Some $61bn in proposed US aid to Ukraine is being held up by the US Congress, while another $50bn package from the European Union is struggling to pass due to opposition from Hungary.
Al Jazeera’s Step Vaessen, reporting from Brussels, said the funding delays show indications of “fatigue” from some NATO members 21 months into the war.Ukraine’s top diplomat Dmytro Kuleba will try to overcome such fatigue and lobby for continued NATO backing when he joins the summit on Wednesday.
Russia has said NATO expansionism is at the core of its grudge against bordering Ukraine, which it has repeatedly warned not to join the alliance.
More than 500,000 troops from Russia and Ukraine are estimated to have been killed or wounded since Moscow marched troops across its neighbour’s border in February 2022.
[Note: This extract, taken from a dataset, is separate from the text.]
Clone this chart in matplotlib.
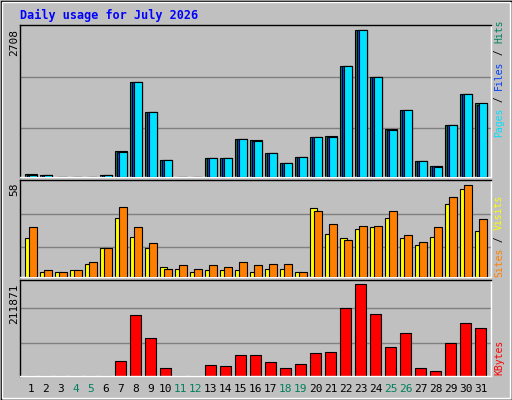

At least 10,000 civilians have also been killed in the conflict, the UN Human Rights Monitoring Mission in Ukraine has said.
Broader regional security
Apart from the Russia-Ukraine war, NATO ministers also planned to discuss Russia’s “destabilising actions” throughout the region, including allegations it has been enabling undocumented migrants to reach neighbouring Finland.
Finland last week closed nearly all its border crossings with Russia after it said an influx of migrants arrived at its border with Russia.
Another topic on the agenda will be unrest between Serbia and Kosovo, where NATO has in recent months deployed more troops to reinforce its peacekeeping force following an attack on Kosovo police.
The ministers are also likely to address the seven-week war between Israel and Hamas, though it is not officially on the agenda.
Al Jazeera’s Vaessen said the ministers would discuss “not only the extension of the ceasefire [between Israel and Hamas] but a future for Gaza after the war is finished”.
Sweden’s membership bid
Hanging in the background of the summit is the membership status of Sweden, which has been awaiting ratification from Turkey and Hungary for 18 months.
Stoltenberg on Tuesday told Hungarian media he expected the two countries to approve Sweden’s membership bid without further delay, but gave no precise timeline.
The Turkish parliament started this month to debate Sweden’s bid to join after President Recep Tayyip Erdogan launched the process following a deal at a NATO summit in July.
Erdogan had delayed the ratification process over longstanding complaints Sweden is failing to act against Kurdish armed groups in its country that Turkey considers “terrorist” groups.
NATO’s other allies had hoped to formally welcome Sweden into the alliance at its Brussels summit, but Turkey’s ratification process is still at the committee level in parliament.